We stopped at a boardwalk where there were a dozen alligators basking in the warm sun.  A National Park volunteer told us about alligators, and we enjoyed seeing cormorants, great blue herons, and anhinga (prehistoric looking birds) seemingly on every branch.  Nate later counted over two hundred alligators as we drove!  Alligators like the freshwater and the brackish water, and then as you head south into the saltwater Keys area, it switches to crocodiles. 

We arrived at the home of Roy and Sue Bogue on Plantation Key mid-afternoon… what a story of God’s provision: 

Our trip itinerary is very fluid, and we have always made reservations when we get into an area.  (The only exception was our Disney Fort Wilderness week which was made back in August.)  As we got closer to Florida, we soon realized that at this time of year the snowbird invasion was in full force and the RV parks had absolutely no vacancies. 

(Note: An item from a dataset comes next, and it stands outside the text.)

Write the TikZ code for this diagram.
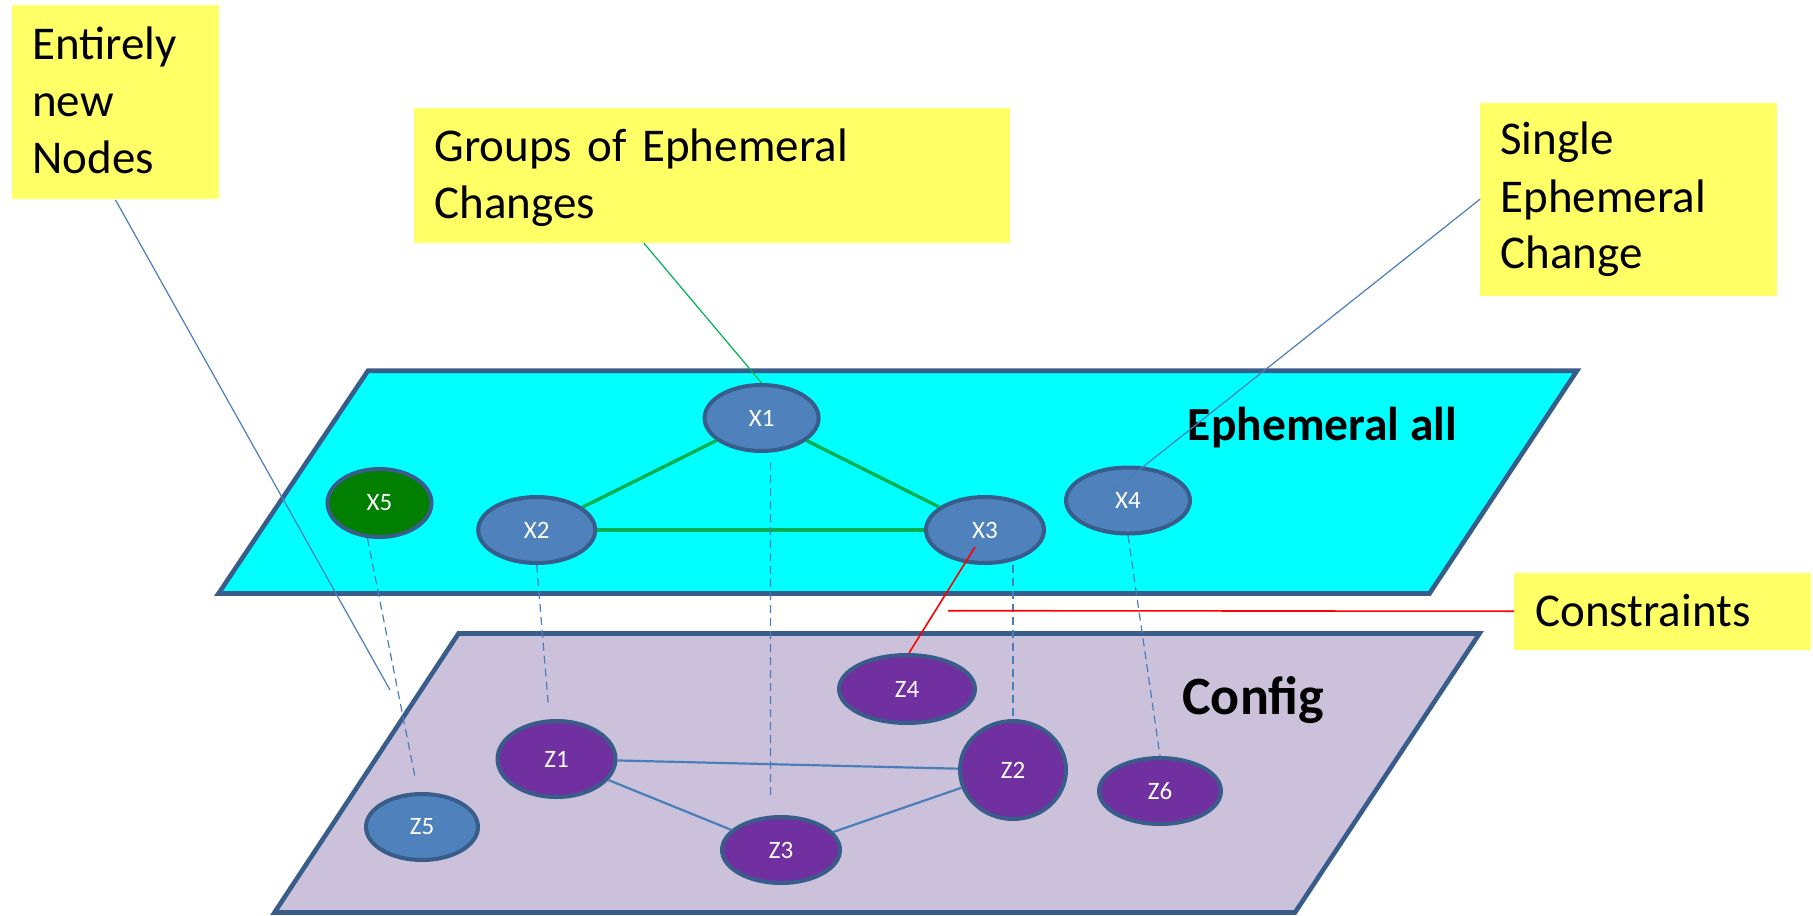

Enter Laura Hagen.  After the Star Tribune feature about our adventure, we received many e-mails, one from ex-Eden Prairie resident Laura.  A few years ago, her family decided to sell their home and bought a 43 foot boat on which they did a nautical version of our adventure.  They have since settled in the Keys and invited us to meet up with them on our journey.  When she found out we were having trouble finding a place to park our RV, she contacted the Bogues, friends from her church, and they graciously offered to have us park in their side yard for our days in the Keys!  The added bonus was they have four kids, and their two boys Jonathon and David are close to Nate’s age!  Roy is a deputy with the sheriff’s office and Sue is a teacher who left the profession to homeschool her own family.  We have already had some great discussions about education in its different forms! 

Once again we are humbled by the generosity of the people we meet on this adventure, and thankful for the special brotherhood and sisterhood of other believers around this country!

On Saturday, we enjoyed a leisurely morning with the two families playing together at the nearby high school fields.  Nate helped teach the boys how to fly our stunt kite and we enjoyed being out in the perfect Keys weather.  Later in the afternoon, Roy took us all by boat through the Keys out to Indian Key, an historic state park only accessible by boat.  As we boated nearly ten miles toward the island through the blue-green water we saw dolphins, rays, barracudas, and tarpon. 

In the 1830’s a Jacob Houseman established a town on Indian Key, a ten-acre island.  He used it as his headquarters for salvaging cargo from ships that wrecked on the dangerous reefs in the surrounding the Keys.  It was kind of a shady business, as they even put fake lighthouses out to increase their business… 

We returned that evening and Roy and I picked up some roasted chicken at a local Cuban grocery.  It was another one of those cultural highlights going into the store and getting our chicken from the Cuban deli guy as he danced to the blaring Salsa music from his radio, happy to be finishing his work on a Saturday night. 

The week was incredibly full, and even with some challenges, our family weathered the lows to enjoy a whole new set of highs!